Fighting extremism

It is one thing to hold these views, and quite another to avail oneself of destructive means and violence in order to realize them.

Settler arrested for crossing Jordan border 311 (photo credit: Marc Israel Sellem)
Settler arrested for crossing Jordan border 311
(photo credit: Marc Israel Sellem)
Over the last day or two, there has been a spate of attacks by Jewish extremists. About 50 extremists forced their way into the Efraim Regional Brigade’s base near Kalkilya early Tuesday morning and destroyed IDF property. In parallel, hundreds converged on Ramat Gilad, an illegal outpost in Samaria, and threw rocks at passing Palestinian cars. They also attacked brigade commander Col. (res.) Ran Kahana, who was lightly wounded by a rock. The violent demonstrations were apparently sparked by rumors of the imminent dismantling of Ramat Gilad, in line with a Supreme Court decision from August.

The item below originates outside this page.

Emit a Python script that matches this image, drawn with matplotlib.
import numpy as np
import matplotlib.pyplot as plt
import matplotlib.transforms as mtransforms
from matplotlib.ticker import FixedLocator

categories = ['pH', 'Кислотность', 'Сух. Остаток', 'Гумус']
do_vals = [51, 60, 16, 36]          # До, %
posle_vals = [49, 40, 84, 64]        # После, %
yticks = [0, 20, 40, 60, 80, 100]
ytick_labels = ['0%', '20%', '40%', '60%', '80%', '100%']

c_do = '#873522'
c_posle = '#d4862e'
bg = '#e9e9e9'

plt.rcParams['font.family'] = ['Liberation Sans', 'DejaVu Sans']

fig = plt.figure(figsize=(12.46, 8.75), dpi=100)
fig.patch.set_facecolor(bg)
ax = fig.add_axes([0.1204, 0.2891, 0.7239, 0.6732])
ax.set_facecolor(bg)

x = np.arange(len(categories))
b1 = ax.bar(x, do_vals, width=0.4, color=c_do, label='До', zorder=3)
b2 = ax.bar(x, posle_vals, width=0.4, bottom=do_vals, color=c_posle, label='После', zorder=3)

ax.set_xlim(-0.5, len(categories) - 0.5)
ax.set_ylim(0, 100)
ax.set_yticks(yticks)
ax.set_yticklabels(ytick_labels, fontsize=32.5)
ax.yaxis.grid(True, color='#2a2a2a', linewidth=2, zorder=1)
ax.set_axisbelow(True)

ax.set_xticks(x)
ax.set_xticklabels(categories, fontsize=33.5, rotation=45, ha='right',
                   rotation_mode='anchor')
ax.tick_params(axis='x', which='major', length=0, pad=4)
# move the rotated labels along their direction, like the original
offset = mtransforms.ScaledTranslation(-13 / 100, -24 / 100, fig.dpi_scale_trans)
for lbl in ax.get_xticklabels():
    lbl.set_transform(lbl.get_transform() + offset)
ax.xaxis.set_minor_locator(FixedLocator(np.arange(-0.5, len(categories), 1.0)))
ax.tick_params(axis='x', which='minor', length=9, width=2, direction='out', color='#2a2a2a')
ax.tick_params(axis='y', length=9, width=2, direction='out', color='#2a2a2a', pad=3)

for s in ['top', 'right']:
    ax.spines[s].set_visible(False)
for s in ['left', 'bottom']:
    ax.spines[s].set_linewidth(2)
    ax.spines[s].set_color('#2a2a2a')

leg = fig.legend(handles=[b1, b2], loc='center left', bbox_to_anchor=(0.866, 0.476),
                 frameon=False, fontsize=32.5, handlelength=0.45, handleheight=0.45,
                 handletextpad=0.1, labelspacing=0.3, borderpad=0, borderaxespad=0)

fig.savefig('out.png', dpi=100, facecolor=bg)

This is not the first time Jewish extremists have attacked the IDF. In September, activists infiltrated a base in the Binyamin region, slashing the tires and cutting the cables of 12 army vehicles in a mechanics workshop.
Meanwhile, earlier Monday night, a group of about 30 activists broke into abandoned churches in Qasr al-Yahud – the site of Jesus’s baptism – and declared they would establish settlement outposts. Some threatened to cross the nearby Jordan border. They were protesting Jordan’s opposition to the building of a new ramp – known as the Mugrabi Bridge – which would give Jews and other non- Muslims access to the Temple Mount from the Western Wall plaza.

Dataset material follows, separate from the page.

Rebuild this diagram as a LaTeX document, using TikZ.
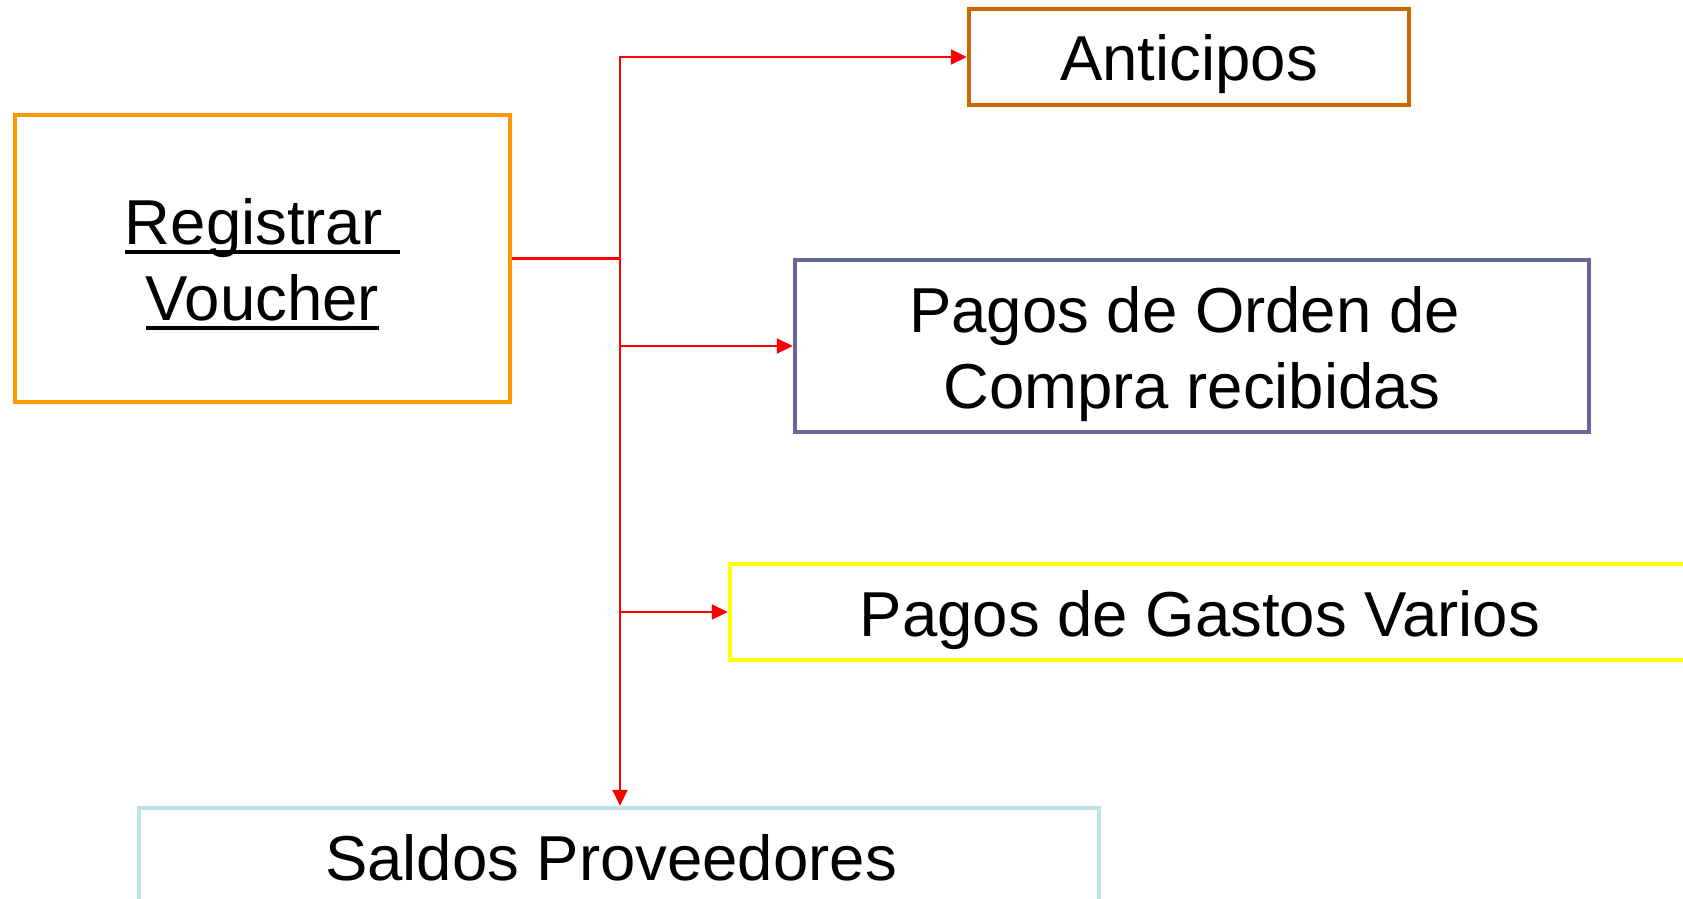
\documentclass[tikz,border=0pt]{standalone}
\usepackage{fontspec}
\setmainfont{Liberation Sans}
\usetikzlibrary{arrows.meta}
\definecolor{cOrange}{HTML}{FF9900}
\definecolor{cBrown}{HTML}{CC6600}
\definecolor{cPurple}{HTML}{666699}
\definecolor{cYellow}{HTML}{FFFF00}
\definecolor{cCyan}{HTML}{BDE3E4}
\definecolor{cRed}{HTML}{FF0000}
\newcommand\ulx[1]{\setbox0\hbox{#1}\rlap{\rule[-9pt]{\wd0}{3.5pt}}\box0}
\tikzset{
  boxnode/.style={draw, line width=4.5pt, inner sep=0pt, align=center,
    font=\fontsize{63.5}{76}\selectfont, text height=48pt, text depth=0pt},
  twoline/.style={text height=124pt, text depth=0pt},
  link/.style={draw=cRed, line width=2.2pt},
  arr/.style={link, -{Triangle[length=16pt,width=15pt]}}
}
\begin{document}
\begin{tikzpicture}[x=1pt,y=-1pt]
\useasboundingbox (0,0) rectangle (1683,899);
\node[boxnode, twoline, draw=cOrange, minimum width=495pt, minimum height=287pt] (reg) at (262.5,258.5) {\ulx{Registrar\ }\\\ulx{Voucher}};
\node[boxnode, draw=cBrown, minimum width=440pt, minimum height=96pt] (ant) at (1189,57) {Anticipos};
\node[boxnode, twoline, draw=cPurple, minimum width=794pt, minimum height=172pt] (pur) at (1192,346) {Pagos de Orden de\hspace*{15pt}\\Compra recibidas};
\node[boxnode, draw=cYellow, minimum width=1000pt, minimum height=96pt] (yel) at (1230,612) {\makebox[0pt]{Pagos de Gastos Varios}\hspace*{60pt}};
\node[boxnode, draw=cCyan, minimum width=960pt, minimum height=96pt] (sal) at (619,856) {Saldos Proveedores\hspace*{16pt}};
\coordinate (j) at (620,258.5);
\draw[link] (reg.east) -- (j);
\draw[arr] (j) |- (ant.west);
\draw[arr] (j |- pur.west) -- (pur.west);
\draw[arr] (j |- yel.west) -- (yel.west);
\draw[arr] (j) -- (j |- sal.north);
\end{tikzpicture}
\end{document}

In another incident overnight, a group of five Breslov Hassidim illegally entered Joseph’s Tomb in Palestiniancontrolled Nablus to pray. Palestinian security forces opened fire. No one was hurt, though one of the five said a bullet had hit his hat.
IT IS completely legitimate to support Israel’s right to replace the Mugrabi Bridge, which provides Jews with their only means of access to a site the Jewish faith considers the holiest place on earth. On November 28, in a Jerusalem Post editorial entitled “Building bridges,” we argued that “Israel must not cave in to the insanity of Muslim extremism” on the issue of replacing the Mugrabi Bridge. We have also argued in the past that Jews should be given freer access to Joseph’s Tomb for the purpose of prayer. Similarly it is perfectly legitimate to protest the evacuation of Jews from their historical homeland, whether in Ramat Gilad or elsewhere.
But it is one thing to hold these views, and quite another to avail oneself of destructive means and violence in order to realize them. The extremists who attacked IDF soldiers near Ramat Gilad and those who infiltrated the Efraim Regional Brigade’s base went too far. Not only did they attack the institution most responsible for safeguarding the security of Israelis, they endangered Israeli lives by needlessly preoccupying IDF soldiers with maintaining order when they should have been defending our country.
The same is true of the extremists who occupied abandoned churches in Qasr al-Yahud and who entered Nablus without coordinating with IDF forces beforehand.
RABBIS, SETTLEMENT leaders and right-wing politicians were nearly unanimous in their opposition to the sorts of tactics the extremists used. MK Ya’acov Katz (National Union), noting the high percentage of IDF soldiers and officers hailing from settlements, declared that anyone who attacked the IDF “is trying to hurt the settlement movement.”
Rabbi Nahum Rabinovitch, head of the Birkat Moshe Yeshiva in Ma’aleh Adumim, told Army Radio that the demonstrators who had attacked IDF soldiers were “crazies” who needed psychological treatment.
Unfortunately it seems that many of the extremists involved in these incidents are rebellious youths who refuse to listen to authority of any kind. Dani Dayan, chairman of the Council of Jewish Communities in Judea and Samaria, said, “These people are anarchists... they treat even the most respected rabbis as if they were nobodies.”
Under the circumstances, the only solution is a more stringent enforcement of the law. At Ramat Gilad, only one demonstrator was arrested. Police need to do more to prevent these sorts of destructive activities and punish those who take part in them.
As Prime Minister Binyamin Netanyahu noted in an emergency meeting with defense officials, “we must deal with these rioters with a heavy hand.”
While it is legitimate to oppose the dismantling of settlements on the West Bank, resorting to violence against IDF officers and soldiers endangers Israeli lives and does more harm than good to the settlement cause.